The second linkage method in hierarchical clustering is “single”. This method groups clusters according to the most similar data points. In the picture below. Cluster 2 is grouped to the Cluster 3, instead of Cluster 1 because the distance of point G to point H is closer than distance between point E and point B.

The “single” method can separate well clusters with a relatively big enough gap.
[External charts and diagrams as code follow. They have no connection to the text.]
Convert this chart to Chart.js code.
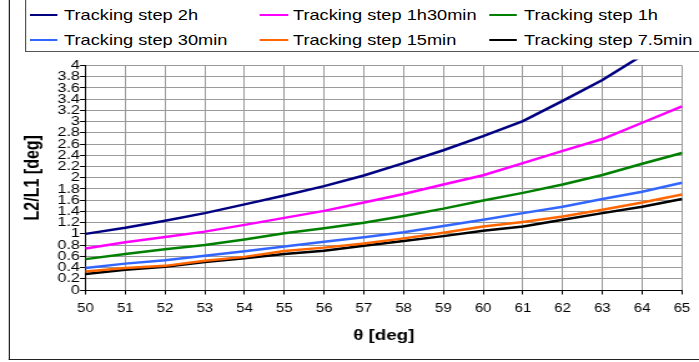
<!DOCTYPE html>
<html>
<head>
<meta charset="utf-8">
<script src="https://cdn.jsdelivr.net/npm/chart.js@4"></script>
<style>
  html, body { margin: 0; padding: 0; background: #fff; }
  #stage { position: relative; width: 699px; height: 362px; overflow: hidden; background: #fff; }
  #inner { position: absolute; left: 0; top: 0; width: 560px; height: 362px; transform: scaleX(1.2482); transform-origin: 0 0; }
  #outerBorder { position: absolute; left: 7.2px; top: -10px; width: 700px; height: 370px; box-sizing: border-box; border-left: 1.2px solid #222; border-bottom: 1.6px solid #222; }
  #c { position: absolute; left: 0; top: 0; }
  #legend { position: absolute; left: 20px; top: -5px; width: 700px; height: 57px; box-sizing: border-box; border: 1px solid #555; background: #fff; font-family: 'Liberation Sans', Arial, sans-serif; font-size: 14.6px; color: #000; }
  .sw { position: absolute; height: 2.4px; }
  .lt { position: absolute; line-height: 18px; white-space: nowrap; }
</style>
</head>
<body>
<div id="stage">
  <div id="inner">
    <div id="outerBorder"></div>
    <canvas id="c" width="560" height="362"></canvas>
    <div id="legend"></div>
  </div>
</div>
<script>
// ---- data ----
const thetaDeg = [50, 51, 52, 53, 54, 55, 56, 57, 58, 59, 60, 61, 62, 63, 64, 65];
const seriesNames = ['Tracking step 2h', 'Tracking step 1h30min', 'Tracking step 1h',
                     'Tracking step 30min', 'Tracking step 15min', 'Tracking step 7.5min'];
const step2h     = [1.00, 1.11, 1.235, 1.37, 1.525, 1.685, 1.85, 2.04, 2.26, 2.49, 2.74, 3.01, 3.37, 3.74, 4.18, null];
const step1h30   = [0.74, 0.85, 0.945, 1.04, 1.16, 1.285, 1.41, 1.56, 1.71, 1.88, 2.045, 2.26, 2.48, 2.69, 2.98, 3.27];
const step1h     = [0.55, 0.64, 0.725, 0.80, 0.90, 1.01, 1.10, 1.20, 1.32, 1.45, 1.595, 1.73, 1.88, 2.05, 2.25, 2.44];
const step30min  = [0.39, 0.47, 0.53, 0.61, 0.69, 0.775, 0.86, 0.94, 1.03, 1.14, 1.25, 1.37, 1.485, 1.62, 1.75, 1.91];
const step15min  = [0.33, 0.39, 0.43, 0.52, 0.59, 0.695, 0.755, 0.83, 0.92, 1.02, 1.13, 1.21, 1.31, 1.43, 1.56, 1.70];
const step7_5min = [0.285, 0.36, 0.415, 0.50, 0.565, 0.64, 0.70, 0.79, 0.875, 0.96, 1.055, 1.13, 1.25, 1.37, 1.485, 1.62];
const xTickLabels = ['50', '51', '52', '53', '54', '55', '56', '57', '58', '59', '60', '61', '62', '63', '64', '65'];
const yTickLabels = ['0', '0.2', '0.4', '0.6', '0.8', '1', '1.2', '1.4', '1.6', '1.8', '2',
                     '2.2', '2.4', '2.6', '2.8', '3', '3.2', '3.4', '3.6', '3.8', '4'];
const xTitle = 'θ [deg]';
const yTitle = 'L2/L1 [deg]';

// ---- styles ----
const seriesValues = [step2h, step1h30, step1h, step30min, step15min, step7_5min];
const seriesColors = ['#000080', '#ff00ff', '#008000', '#3366ff', '#ff6600', '#000000'];

const FONT = "'Liberation Sans', Arial, sans-serif";
Chart.defaults.font.family = FONT;
Chart.defaults.color = '#000';

const datasets = seriesValues.map((vals, i) => ({
  label: seriesNames[i],
  data: thetaDeg.map((x, j) => ({ x: x, y: vals[j] })),
  borderColor: seriesColors[i],
  backgroundColor: seriesColors[i],
  borderWidth: 2.5,
  pointRadius: 0,
  tension: 0,
  fill: false,
  spanGaps: false,
  order: i,
  clip: { left: 2, top: 6, right: 2, bottom: 2 }
}));

new Chart(document.getElementById('c'), {
  type: 'line',
  data: { datasets: datasets },
  options: {
    responsive: false,
    animation: false,
    devicePixelRatio: 1,
    layout: { padding: { left: 0, top: 65.5, right: 6, bottom: 0 } },
    plugins: { legend: { display: false }, tooltip: { enabled: false } },
    scales: {
      x: {
        type: 'linear',
        min: 50, max: 65,
        afterFit: (s) => { s.height = 72; },
        ticks: {
          stepSize: 1, autoSkip: false, maxRotation: 0, padding: 7,
          font: { size: 12 },
          callback: (v, i) => xTickLabels[i]
        },
        grid: { color: '#9a9a9a', lineWidth: 1, tickColor: '#000', tickLength: 4.5 },
        border: { color: '#000', width: 1 },
        title: { display: true, text: xTitle, font: { size: 15, weight: 'bold' }, padding: { top: 0, bottom: 17 } }
      },
      y: {
        type: 'linear',
        min: 0, max: 4,
        afterFit: (s) => { s.width = 68.5; },
        ticks: {
          stepSize: 0.2, autoSkip: false, padding: 0,
          font: { size: 13 },
          callback: (v, i) => yTickLabels[i]
        },
        grid: { color: '#9a9a9a', lineWidth: 1, tickColor: '#000', tickLength: 4.4 },
        border: { color: '#000', width: 1 },
        title: { display: true, text: yTitle, font: { size: 16, weight: 'bold' }, padding: { top: 16.8, bottom: 0 } }
      }
    }
  }
});

// ---- legend (HTML text, built from the series arrays) ----
const legend = document.getElementById('legend');
const colLine = [24, 208.3, 391.8];
const colText = [51.3, 234.7, 419.8];
const rowY = [20, 45]; // row centres measured from legend box top
seriesNames.forEach((name, i) => {
  const col = i % 3, row = Math.floor(i / 3);
  const sw = document.createElement('div');
  sw.className = 'sw';
  sw.style.left = (colLine[col] - 20 - 1) + 'px';
  sw.style.width = '22.4px';
  sw.style.top = (rowY[row] - 1.2 - 1) + 'px';
  sw.style.background = seriesColors[i];
  legend.appendChild(sw);
  const t = document.createElement('div');
  t.className = 'lt';
  t.style.left = (colText[col] - 20 - 1) + 'px';
  t.style.top = (rowY[row] - 9 - 1) + 'px';
  t.textContent = name;
  legend.appendChild(t);
});
</script>
</body>
</html>
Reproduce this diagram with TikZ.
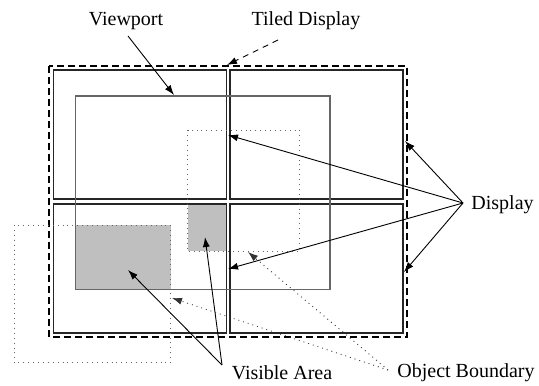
\documentclass[tikz,border=0pt]{standalone}
\usepackage{fontspec}
\setmainfont{Liberation Serif}
\usetikzlibrary{arrows.meta}
\begin{document}
\begin{tikzpicture}[x=0.5pt,y=-0.5pt,
  tile/.style={draw=black!85,line width=0.75pt},
  viewrect/.style={draw=black!60,line width=0.55pt},
  objrect/.style={draw=black!60,line width=0.45pt,dotted},
  visarea/.style={fill=black!25},
  tiled/.style={draw=black,line width=0.7pt,dash pattern=on 3.5pt off 2pt},
  lbl/.style={font=\fontsize{10}{12}\selectfont,inner sep=0pt},
  arr/.style={-{Latex[length=5pt,width=3.5pt]},line width=0.45pt},
  darr/.style={arr,dash pattern=on 3pt off 2.5pt},
  oarr/.style={arr,dotted,draw=black!80}]
\useasboundingbox (0,0) rectangle (539,385);
% shaded visible areas
\fill[visarea] (187.5,204) rectangle (226.5,251);
\fill[visarea] (75.5,225) rectangle (170.5,289.3);
% tiled display outline
\draw[tiled] (49,66) rectangle (407,337);
% displays
\draw[tile] (53.5,70) rectangle (226.5,199);
\draw[tile] (230,70) rectangle (403,199);
\draw[tile] (53.5,204) rectangle (226.5,333);
\draw[tile] (230,204) rectangle (403,333);
% viewport
\draw[viewrect] (75.5,96) rectangle (330,289.3);
% object boundaries
\draw[objrect] (187.5,130) rectangle (299.3,251);
\draw[objrect] (14,225) rectangle (170.5,362.7);
% labels
\node[lbl] (vp) at (126,21) {Viewport};
\node[lbl] (td) at (306,21) {Tiled Display};
\node[lbl,anchor=west] (disp) at (471,205) {Display};
\node[lbl] (vis) at (282,373) {Visible Area};
\node[lbl] (ob) at (466,373) {Object Boundary};
% anchor points
\coordinate (vpS) at (128,36);
\coordinate (vpT) at (174,95);
\coordinate (tdS) at (278,40);
\coordinate (tdT) at (227,65);
\coordinate (dP) at (463,203);
\coordinate (d1) at (228,135);
\coordinate (d2) at (405,141);
\coordinate (d3) at (404,272);
\coordinate (d4) at (228,269);
\coordinate (vP) at (222,365);
\coordinate (v1) at (128,270);
\coordinate (v2) at (205,237);
\coordinate (oP) at (388,370);
\coordinate (o1) at (172,298);
\coordinate (o2) at (248,252);
% connectors
\draw[arr] (vpS) -- (vpT);
\draw[darr] (tdS) -- (tdT);
\draw[arr] (dP) -- (d1);
\draw[arr] (dP) -- (d2);
\draw[arr] (dP) -- (d3);
\draw[arr] (dP) -- (d4);
\draw[arr] (vP) -- (v1);
\draw[arr] (vP) -- (v2);
\draw[oarr] (oP) -- (o1);
\draw[oarr] (oP) -- (o2);
\end{tikzpicture}
\end{document}
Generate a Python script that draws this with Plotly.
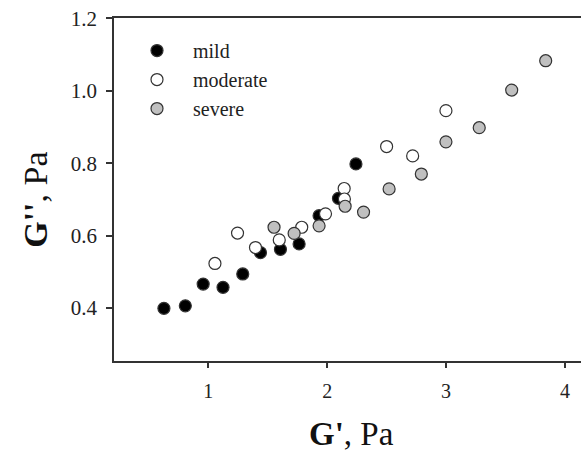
import plotly.graph_objects as go

# G' (x) and G'' (y) values, Pa
mild_x = [0.627, 0.807, 0.957, 1.124, 1.290, 1.439, 1.607, 1.764, 1.932, 2.095, 2.242]
mild_y = [0.399, 0.406, 0.466, 0.457, 0.494, 0.553, 0.562, 0.577, 0.655, 0.703, 0.798]

moderate_x = [1.056, 1.246, 1.397, 1.597, 1.786, 1.986, 2.143, 2.145, 2.500, 2.719, 2.999]
moderate_y = [0.523, 0.607, 0.567, 0.588, 0.623, 0.660, 0.730, 0.701, 0.846, 0.820, 0.945]

severe_x = [1.553, 1.722, 1.932, 2.151, 2.306, 2.521, 2.792, 2.999, 3.279, 3.552, 3.838]
severe_y = [0.623, 0.606, 0.627, 0.681, 0.665, 0.729, 0.770, 0.859, 0.898, 1.002, 1.083]

x_ticks = [1, 2, 3, 4]
y_ticks = [0.4, 0.6, 0.8, 1.0, 1.2]

FONT = "Liberation Serif, Times New Roman, serif"
EDGE = "#333333"
TXT = "#222222"

fig = go.Figure()
series = [
    ("mild", mild_x, mild_y, "#000000"),
    ("moderate", moderate_x, moderate_y, "#ffffff"),
    ("severe", severe_x, severe_y, "#c0c0c0"),
]
for name, xs, ys, fill in series:
    fig.add_trace(go.Scatter(
        x=xs, y=ys, mode="markers", name=name,
        marker=dict(size=12, color=fill, line=dict(color=EDGE, width=1.2)),
    ))

fig.update_layout(
    width=581, height=454,
    margin=dict(l=114, r=0, t=18, b=93),
    paper_bgcolor="white", plot_bgcolor="white",
    font=dict(family=FONT, size=20, color=TXT),
    showlegend=True,
    legend=dict(x=0.015, y=0.962, xanchor="left", yanchor="top", itemwidth=62,
                bgcolor="rgba(0,0,0,0)", font=dict(family=FONT, size=20, color=TXT)),
    xaxis=dict(range=[0.207, 4.135], tickvals=x_ticks, showgrid=False, zeroline=False,
               showline=True, linecolor=EDGE, linewidth=1.5, mirror=True,
               ticks="outside", ticklen=5, tickcolor=EDGE, tickwidth=1.5,
               ticklabelstandoff=6,
               tickfont=dict(family=FONT, size=20, color=TXT)),
    yaxis=dict(range=[0.2536, 1.201], tickvals=y_ticks, tickformat=".1f", showgrid=False,
               zeroline=False, showline=True, linecolor=EDGE, linewidth=1.5,
               ticks="outside", ticklen=6, tickcolor=EDGE, tickwidth=1.5,
               ticklabelstandoff=5,
               tickfont=dict(family=FONT, size=21, color=TXT)),
    annotations=[
        dict(text="<b>G'</b>, Pa", xref="paper", yref="paper", x=0.509, y=-0.212,
             xanchor="center", yanchor="middle", showarrow=False,
             font=dict(family=FONT, size=33, color="#111111")),
        dict(text="<b>G''</b>, Pa", xref="paper", yref="paper", x=-0.167, y=0.47,
             xanchor="center", yanchor="middle", showarrow=False, textangle=-90,
             font=dict(family=FONT, size=34, color="#111111")),
    ],
)

fig.write_html("out.html", config={"displayModeBar": False},
               post_script="document.body.style.margin='0';")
The “single” method is not good in separating noise.

Hierarchical clustering using “single” method is performed using this script.

# Cluster linkage: single
Cluster_single <- hclust(dist(Customer_scaled), method = "single")

# Plot dendrogram 
plot(Cluster_single, main = "Single")

# Cut by number of clusters
Cut_k4_single <- cutree(Cluster_single, k=  4)

Customer_Cut_k4_single <- data.frame(CustomerData, as.vector(Cut_k4_single))
names(Customer_Cut_k4_single)[13] <- "hclust"

plot(CustomerData$Food ~ CustomerData$Service, col = Customer_Cut_k4_single$hclust,  xlab = "Service", ylab  = "Food")

“Single” method described looks like not suitable for clustering CustomerData. “Average” method calculates the average distance of each data point of a cluster to each data point of another cluster before deciding which clusters have the shortest distance.

The script here applies “average” method to the hotel customer data.

# Cluster linkage: average
Cluster_average <- hclust(dist(Customer_scaled), method = "average")

# Plot dendrogram 
plot(Cluster_average, main = "Average")

# Cut by number of clusters
Cut_k4_average <- cutree(Cluster_average, k=  4)

# Analyse each cluster
Customer_Cut_k4_average <- data.frame(CustomerData, as.vector(Cut_k4_average))
names(Customer_Cut_k4_average)[13] <- "hclust"

plot(CustomerData$Food ~ CustomerData$Service, col = Customer_Cut_k4_average$hclust,  xlab = "Service", ylab  = "Food")

”Centroid” method computes the distance between each cluster according to the centroid of each cluster.

Other methods are “ward.D”, “ward.D2”, “mcquitty”, and “median”.